THE TASK: Could you copy exactly the lines from the start of the records through the one containing "22, 23, 24]", both included, and leave out the pictures?

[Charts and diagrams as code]
※ ※ ※

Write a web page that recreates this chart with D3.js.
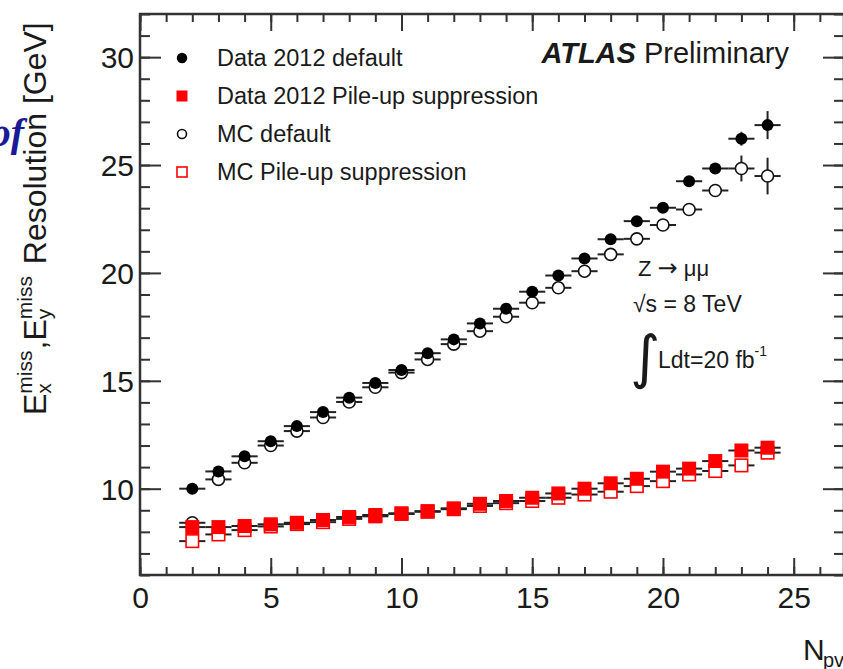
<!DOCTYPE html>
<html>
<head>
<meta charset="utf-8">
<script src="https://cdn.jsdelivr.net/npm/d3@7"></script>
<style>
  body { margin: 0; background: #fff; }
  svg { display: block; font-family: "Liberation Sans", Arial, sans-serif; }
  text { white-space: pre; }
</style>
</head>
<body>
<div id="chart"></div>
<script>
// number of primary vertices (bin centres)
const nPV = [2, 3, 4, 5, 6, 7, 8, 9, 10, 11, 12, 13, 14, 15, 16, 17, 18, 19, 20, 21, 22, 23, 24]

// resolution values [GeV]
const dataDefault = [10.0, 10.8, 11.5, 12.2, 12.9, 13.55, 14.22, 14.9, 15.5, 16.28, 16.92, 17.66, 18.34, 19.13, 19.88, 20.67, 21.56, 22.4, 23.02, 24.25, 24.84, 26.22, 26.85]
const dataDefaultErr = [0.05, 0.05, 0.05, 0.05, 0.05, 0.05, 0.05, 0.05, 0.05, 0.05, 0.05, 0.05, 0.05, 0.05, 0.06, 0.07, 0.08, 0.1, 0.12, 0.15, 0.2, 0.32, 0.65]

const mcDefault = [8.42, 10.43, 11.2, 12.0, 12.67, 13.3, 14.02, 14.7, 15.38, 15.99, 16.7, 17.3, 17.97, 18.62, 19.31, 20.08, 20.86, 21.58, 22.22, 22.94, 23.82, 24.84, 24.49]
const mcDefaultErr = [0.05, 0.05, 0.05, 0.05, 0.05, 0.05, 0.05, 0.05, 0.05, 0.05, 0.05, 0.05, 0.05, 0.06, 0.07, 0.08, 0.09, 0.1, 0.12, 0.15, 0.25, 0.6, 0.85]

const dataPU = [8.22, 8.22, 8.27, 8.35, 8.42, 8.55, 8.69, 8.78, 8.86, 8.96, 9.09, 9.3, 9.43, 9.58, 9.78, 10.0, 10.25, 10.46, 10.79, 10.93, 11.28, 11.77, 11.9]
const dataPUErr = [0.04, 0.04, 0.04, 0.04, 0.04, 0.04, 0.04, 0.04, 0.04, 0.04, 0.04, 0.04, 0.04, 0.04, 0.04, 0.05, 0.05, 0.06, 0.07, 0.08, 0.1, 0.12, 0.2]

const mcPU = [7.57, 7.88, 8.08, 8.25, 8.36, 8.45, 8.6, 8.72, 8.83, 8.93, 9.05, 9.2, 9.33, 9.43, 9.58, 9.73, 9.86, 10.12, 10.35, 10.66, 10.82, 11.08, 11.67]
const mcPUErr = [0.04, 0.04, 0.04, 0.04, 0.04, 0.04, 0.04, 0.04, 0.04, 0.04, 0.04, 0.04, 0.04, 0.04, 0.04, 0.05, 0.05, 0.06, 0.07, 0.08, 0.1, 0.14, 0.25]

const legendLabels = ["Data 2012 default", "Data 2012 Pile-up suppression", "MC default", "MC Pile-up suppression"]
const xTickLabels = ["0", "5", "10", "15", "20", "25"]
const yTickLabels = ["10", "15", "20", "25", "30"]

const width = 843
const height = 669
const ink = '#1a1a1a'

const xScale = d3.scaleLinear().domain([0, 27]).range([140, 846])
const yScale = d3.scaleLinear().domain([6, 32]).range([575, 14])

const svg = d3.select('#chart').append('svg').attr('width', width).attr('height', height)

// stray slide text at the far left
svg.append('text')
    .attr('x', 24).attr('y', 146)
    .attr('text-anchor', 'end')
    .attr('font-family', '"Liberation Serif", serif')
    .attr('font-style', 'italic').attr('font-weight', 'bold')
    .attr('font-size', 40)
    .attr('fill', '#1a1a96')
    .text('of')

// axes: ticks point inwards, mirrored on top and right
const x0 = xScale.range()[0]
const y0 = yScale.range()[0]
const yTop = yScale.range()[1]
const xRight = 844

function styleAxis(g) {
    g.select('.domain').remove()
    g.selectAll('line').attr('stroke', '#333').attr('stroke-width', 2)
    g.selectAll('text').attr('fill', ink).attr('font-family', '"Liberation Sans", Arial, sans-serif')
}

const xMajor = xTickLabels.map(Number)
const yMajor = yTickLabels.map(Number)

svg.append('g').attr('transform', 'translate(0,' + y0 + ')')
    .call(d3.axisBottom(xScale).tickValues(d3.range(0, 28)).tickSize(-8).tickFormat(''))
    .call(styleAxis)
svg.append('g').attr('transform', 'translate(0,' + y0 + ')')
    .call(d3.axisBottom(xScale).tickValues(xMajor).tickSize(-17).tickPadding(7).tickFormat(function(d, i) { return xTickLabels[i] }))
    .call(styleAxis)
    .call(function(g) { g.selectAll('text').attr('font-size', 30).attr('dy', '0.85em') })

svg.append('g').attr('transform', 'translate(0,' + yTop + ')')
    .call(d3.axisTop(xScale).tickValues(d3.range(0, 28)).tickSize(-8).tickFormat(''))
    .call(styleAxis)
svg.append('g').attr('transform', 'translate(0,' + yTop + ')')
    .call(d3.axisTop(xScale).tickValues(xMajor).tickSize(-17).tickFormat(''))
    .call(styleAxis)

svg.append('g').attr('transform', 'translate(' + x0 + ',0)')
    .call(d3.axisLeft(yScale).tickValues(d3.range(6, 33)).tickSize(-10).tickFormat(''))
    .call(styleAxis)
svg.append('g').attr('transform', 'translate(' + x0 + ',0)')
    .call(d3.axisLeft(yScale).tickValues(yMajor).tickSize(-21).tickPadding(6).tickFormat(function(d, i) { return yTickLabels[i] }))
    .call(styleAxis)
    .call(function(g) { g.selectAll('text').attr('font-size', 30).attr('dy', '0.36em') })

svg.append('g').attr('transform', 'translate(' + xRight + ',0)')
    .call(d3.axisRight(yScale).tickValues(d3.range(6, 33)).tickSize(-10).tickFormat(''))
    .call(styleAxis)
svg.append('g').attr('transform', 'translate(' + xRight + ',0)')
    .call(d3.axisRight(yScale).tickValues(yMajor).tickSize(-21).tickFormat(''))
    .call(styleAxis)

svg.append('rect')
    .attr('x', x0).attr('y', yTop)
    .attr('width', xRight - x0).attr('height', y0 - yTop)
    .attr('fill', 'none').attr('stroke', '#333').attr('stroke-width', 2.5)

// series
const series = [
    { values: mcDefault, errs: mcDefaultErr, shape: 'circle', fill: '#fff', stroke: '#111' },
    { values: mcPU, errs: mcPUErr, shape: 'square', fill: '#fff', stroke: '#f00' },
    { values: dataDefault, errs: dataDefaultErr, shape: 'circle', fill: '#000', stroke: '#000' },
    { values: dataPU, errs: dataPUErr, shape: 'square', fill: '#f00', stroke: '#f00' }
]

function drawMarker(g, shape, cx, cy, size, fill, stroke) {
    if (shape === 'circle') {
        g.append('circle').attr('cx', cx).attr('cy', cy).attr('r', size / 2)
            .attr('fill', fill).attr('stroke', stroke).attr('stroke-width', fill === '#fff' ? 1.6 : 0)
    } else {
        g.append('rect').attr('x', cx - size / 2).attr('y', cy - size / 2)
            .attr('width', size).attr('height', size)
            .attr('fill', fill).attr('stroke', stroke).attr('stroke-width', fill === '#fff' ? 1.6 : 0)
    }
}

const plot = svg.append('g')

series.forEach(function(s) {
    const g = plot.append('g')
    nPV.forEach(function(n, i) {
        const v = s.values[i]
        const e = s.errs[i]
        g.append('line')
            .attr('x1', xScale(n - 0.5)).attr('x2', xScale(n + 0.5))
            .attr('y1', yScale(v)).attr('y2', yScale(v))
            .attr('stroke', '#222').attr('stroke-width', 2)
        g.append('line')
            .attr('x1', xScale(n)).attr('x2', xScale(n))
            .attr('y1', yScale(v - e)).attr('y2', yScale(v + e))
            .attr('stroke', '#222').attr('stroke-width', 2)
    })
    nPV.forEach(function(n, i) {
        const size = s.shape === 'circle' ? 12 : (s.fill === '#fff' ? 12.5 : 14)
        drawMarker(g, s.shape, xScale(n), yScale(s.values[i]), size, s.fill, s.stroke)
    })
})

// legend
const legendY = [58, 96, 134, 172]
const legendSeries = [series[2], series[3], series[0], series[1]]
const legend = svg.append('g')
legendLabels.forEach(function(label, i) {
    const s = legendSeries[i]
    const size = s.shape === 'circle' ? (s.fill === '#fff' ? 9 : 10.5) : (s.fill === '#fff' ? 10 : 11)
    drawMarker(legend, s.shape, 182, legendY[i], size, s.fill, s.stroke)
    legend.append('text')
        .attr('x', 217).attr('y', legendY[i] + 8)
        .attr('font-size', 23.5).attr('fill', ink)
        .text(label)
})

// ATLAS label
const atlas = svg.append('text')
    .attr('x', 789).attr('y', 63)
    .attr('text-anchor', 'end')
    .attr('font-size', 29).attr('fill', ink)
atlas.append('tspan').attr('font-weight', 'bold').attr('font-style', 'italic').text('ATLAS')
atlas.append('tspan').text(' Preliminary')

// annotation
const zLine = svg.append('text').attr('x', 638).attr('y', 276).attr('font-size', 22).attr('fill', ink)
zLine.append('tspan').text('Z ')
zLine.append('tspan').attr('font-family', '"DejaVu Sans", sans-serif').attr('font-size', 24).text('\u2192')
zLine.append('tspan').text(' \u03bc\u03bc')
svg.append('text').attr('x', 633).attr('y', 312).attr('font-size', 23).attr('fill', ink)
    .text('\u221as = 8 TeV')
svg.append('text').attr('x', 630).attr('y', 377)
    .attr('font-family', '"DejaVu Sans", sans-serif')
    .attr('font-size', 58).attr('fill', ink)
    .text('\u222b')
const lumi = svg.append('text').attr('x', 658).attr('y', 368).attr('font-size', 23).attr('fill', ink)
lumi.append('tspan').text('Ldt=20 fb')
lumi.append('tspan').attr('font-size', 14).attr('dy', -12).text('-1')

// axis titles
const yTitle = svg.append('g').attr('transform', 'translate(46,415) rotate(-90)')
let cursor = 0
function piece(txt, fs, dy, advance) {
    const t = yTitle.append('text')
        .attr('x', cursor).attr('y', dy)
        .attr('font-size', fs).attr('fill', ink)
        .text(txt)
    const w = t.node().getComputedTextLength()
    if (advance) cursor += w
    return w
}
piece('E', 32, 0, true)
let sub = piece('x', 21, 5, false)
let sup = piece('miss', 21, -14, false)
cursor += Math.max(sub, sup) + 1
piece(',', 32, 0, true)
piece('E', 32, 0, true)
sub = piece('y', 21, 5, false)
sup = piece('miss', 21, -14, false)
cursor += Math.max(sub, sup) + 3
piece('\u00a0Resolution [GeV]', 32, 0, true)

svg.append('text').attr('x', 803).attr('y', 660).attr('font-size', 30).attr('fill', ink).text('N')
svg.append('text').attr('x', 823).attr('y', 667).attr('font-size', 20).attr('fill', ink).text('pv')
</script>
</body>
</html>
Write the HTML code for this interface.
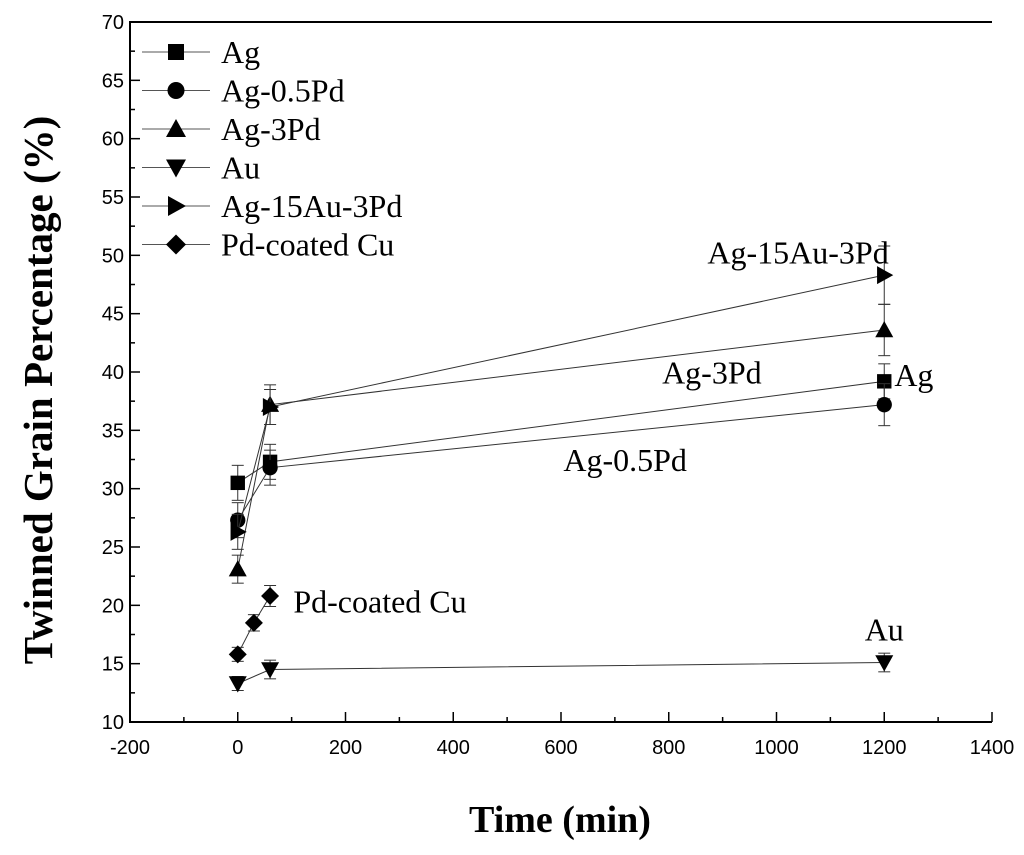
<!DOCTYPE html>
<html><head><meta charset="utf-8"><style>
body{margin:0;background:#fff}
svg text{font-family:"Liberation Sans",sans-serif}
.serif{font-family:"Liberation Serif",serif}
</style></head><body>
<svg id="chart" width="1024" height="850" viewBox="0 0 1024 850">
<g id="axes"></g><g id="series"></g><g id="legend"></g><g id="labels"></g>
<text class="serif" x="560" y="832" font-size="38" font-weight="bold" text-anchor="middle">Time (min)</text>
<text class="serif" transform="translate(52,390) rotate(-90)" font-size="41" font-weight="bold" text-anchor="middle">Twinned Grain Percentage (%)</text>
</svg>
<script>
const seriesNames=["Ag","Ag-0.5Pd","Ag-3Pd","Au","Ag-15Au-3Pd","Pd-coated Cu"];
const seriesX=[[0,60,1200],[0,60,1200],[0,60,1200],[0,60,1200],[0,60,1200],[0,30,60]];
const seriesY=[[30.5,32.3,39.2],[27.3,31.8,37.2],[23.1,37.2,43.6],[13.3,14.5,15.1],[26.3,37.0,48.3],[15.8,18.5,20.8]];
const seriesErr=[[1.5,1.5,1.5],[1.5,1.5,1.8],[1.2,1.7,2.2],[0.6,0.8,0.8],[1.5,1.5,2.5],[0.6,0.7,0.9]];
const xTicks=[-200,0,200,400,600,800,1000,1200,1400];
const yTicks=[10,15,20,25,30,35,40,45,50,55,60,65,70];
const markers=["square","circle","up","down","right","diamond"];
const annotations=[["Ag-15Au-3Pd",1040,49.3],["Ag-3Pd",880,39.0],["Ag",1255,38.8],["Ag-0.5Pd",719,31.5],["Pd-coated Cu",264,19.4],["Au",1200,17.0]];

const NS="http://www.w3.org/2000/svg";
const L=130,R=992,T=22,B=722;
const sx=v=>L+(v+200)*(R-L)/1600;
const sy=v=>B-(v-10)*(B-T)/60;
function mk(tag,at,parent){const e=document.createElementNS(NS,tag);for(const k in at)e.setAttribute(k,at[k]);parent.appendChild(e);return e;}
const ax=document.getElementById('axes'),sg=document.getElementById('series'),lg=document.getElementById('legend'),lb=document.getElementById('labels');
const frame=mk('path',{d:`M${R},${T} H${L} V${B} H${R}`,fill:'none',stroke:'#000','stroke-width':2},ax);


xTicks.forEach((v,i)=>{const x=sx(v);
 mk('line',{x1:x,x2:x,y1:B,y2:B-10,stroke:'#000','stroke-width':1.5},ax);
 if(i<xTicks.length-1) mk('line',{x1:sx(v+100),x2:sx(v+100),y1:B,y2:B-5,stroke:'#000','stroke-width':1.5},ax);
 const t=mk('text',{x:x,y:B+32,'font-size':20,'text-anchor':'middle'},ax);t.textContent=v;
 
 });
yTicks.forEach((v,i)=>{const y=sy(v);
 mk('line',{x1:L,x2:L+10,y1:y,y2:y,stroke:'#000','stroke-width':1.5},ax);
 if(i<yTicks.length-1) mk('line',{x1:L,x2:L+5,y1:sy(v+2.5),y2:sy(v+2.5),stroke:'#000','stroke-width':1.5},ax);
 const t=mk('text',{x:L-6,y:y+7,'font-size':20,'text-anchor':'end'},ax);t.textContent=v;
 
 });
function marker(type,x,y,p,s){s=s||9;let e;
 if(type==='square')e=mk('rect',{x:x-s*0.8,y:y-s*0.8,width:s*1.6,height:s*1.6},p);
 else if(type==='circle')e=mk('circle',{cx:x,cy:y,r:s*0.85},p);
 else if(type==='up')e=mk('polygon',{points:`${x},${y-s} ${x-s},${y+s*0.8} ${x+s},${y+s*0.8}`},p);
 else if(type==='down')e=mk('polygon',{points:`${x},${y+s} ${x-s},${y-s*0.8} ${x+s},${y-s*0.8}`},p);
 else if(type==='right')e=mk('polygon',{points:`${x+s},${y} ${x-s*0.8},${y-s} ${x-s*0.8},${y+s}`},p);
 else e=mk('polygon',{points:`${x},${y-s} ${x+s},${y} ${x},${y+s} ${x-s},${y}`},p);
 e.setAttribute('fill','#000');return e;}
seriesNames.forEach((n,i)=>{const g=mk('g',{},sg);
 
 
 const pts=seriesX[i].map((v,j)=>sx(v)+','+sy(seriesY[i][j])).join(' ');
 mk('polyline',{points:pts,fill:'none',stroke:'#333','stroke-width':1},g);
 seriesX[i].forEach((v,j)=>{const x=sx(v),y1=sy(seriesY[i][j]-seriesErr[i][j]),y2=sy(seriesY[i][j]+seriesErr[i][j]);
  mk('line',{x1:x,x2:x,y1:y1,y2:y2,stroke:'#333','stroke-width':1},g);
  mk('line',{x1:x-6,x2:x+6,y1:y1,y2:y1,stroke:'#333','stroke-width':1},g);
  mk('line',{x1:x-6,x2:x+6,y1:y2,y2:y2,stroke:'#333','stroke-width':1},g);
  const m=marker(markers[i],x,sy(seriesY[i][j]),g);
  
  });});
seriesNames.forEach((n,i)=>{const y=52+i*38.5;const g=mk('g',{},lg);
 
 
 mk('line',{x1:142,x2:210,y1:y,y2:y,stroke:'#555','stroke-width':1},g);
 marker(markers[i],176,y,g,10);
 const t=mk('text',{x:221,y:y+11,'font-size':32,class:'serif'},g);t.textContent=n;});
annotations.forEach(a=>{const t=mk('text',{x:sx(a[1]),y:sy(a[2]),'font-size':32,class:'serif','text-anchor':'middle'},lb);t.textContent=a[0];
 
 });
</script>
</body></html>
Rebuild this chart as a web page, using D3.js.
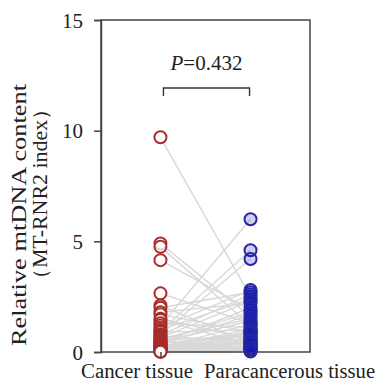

※ ※ ※

THE ANSWER:
Write a web page that recreates this chart with D3.js.
<!DOCTYPE html>
<html>
<head>
<meta charset="utf-8">
<script src="https://cdn.jsdelivr.net/npm/d3@7"></script>
<style>
  body { margin: 0; background: #fff; }
  svg { display: block; font-family: "Liberation Sans", Arial, sans-serif; }
  text { white-space: pre; }
</style>
</head>
<body>
<div id="chart"></div>
<script>
// number of primary vertices (bin centres)
const nPV = [2, 3, 4, 5, 6, 7, 8, 9, 10, 11, 12, 13, 14, 15, 16, 17, 18, 19, 20, 21, 22, 23, 24]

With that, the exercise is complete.